Social networking and gaming stocks were a hot sector in early 2012, but after the highly-anticipated Facebook (FB) IPO became a money-losing investment for many shareholders, the entire sector went from very hot to icy cold. Facebook shares hit a 52-week high of $45 per share shortly after going public at $38 per share, and hit bottom at $17.55 for a 52-week low, in late 2012. However, the stock has been mounting a serious rebound in recent weeks and it has nearly doubled off the 52-week low. This could mean that other stocks in this sector might also be poised for a major rally off of recent lows, and one stock that could be next to rally is Zynga, Inc. (ZNGA). Here are a few reasons why it is time to take a fresh look at this stock and why it might be about to rebound:
1) Zynga has become a leader in social gaming and it offers some of the most popular games for mobile devices, which includes "Farmville" and "Mafia Wars". These games are also played online and through Facebook. While Zynga has some real hits, it needs to develop new games to keep players involved. That has been one concern for investors as it makes sense to question the sustainability and future of these games. However, it seems likely that Zynga will be able to develop or acquire new games in the future and remain a dominant force in this industry. That is because this company has a mountain of cash on the balance sheet which gives it the funds to develop new games or make promising acquisitions.
2) Zynga has a fortress-like balance sheet with about $1.32 billion in cash and just around $100 million in debt. The cash on the balance sheet is equivalent to about $1.69 per share. That is considerable since the stock is now trading around $2.60. If you back out the cash on the balance sheet, it is indicating that the patents, game portfolio, brand name and other assets are only being valued at about 80 cents per share. The stock is also trading for just a small premium to book value which is $2.38 per share. All these factors lead me to believe that this stock is way too cheap.
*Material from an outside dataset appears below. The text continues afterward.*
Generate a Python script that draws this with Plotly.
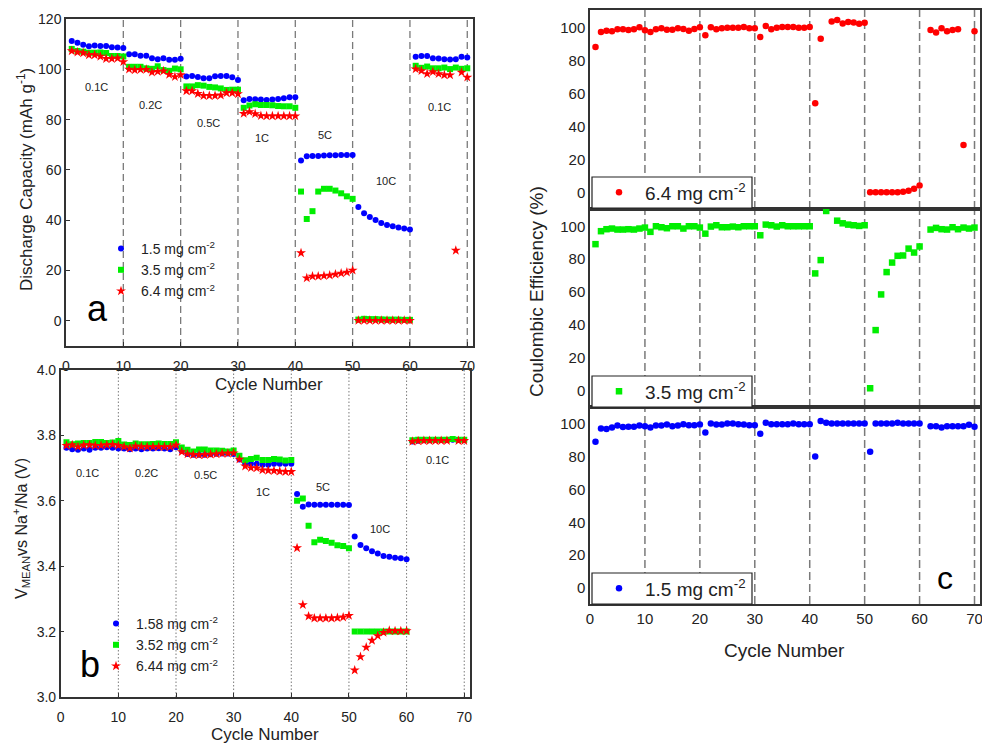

3) Zynga is taking steps to get into what might be an extremely profitable new business in the future... online real-money gambling. The company recently applied for a gaming license in Nevada. It also recently pre-launched two gaming websites called Zynga Plus Poker and Zynga Plus Casino for players in the United Kingdom and both sites are projected to go live in early 2013. It also has an exclusive partnership with Bwin.party which is a leading online gaming company. It seems that Zynga is getting into this lucrative industry outside of the United States where it is already legal. A likely strategy seems to be to get established in the United Kingdom and then use that experience to prepare for the possibility that online gaming will become legal in the United States in the next couple of years. The United States Government needs new revenues and when you consider that there is a trend of more acceptance towards everything from legalizing marijuana, and gay marriage, etc., it seems like online gaming might not be far off. Investors who buy into Zynga now might be getting a shot at investing in the next leader in online gambling. Just imagine playing Words with Friends for money in a couple years....and with real money involved, it's likely that Zynga will get an even bigger piece of the pie and rely less on advertising for revenues and profits.
This stock appears to have hit rock-bottom and it is still too cheap. At least one analyst thinks Zynga shares are worth much more than the current price. An analyst at Needham has a buy rating and a $4 price target on the shares. That could be the next level for these undervalued shares and it could still possibly have plenty of upside left if online gaming pays off in the future.
Here are some key points for ZNGA:
Current share price: $2.59
The 52 week range is $2.09 to $15.91
Earnings estimates for 2012: 3 cents per share
Earnings estimates for 2013: 1 cent per share
Annual dividend: n/a
Data is sourced from Yahoo Finance. No guarantees or representations are made. Hawkinvest is not a registered investment advisor and does not provide specific investment advice. The information is for informational purposes only. You should always consult a financial advisor.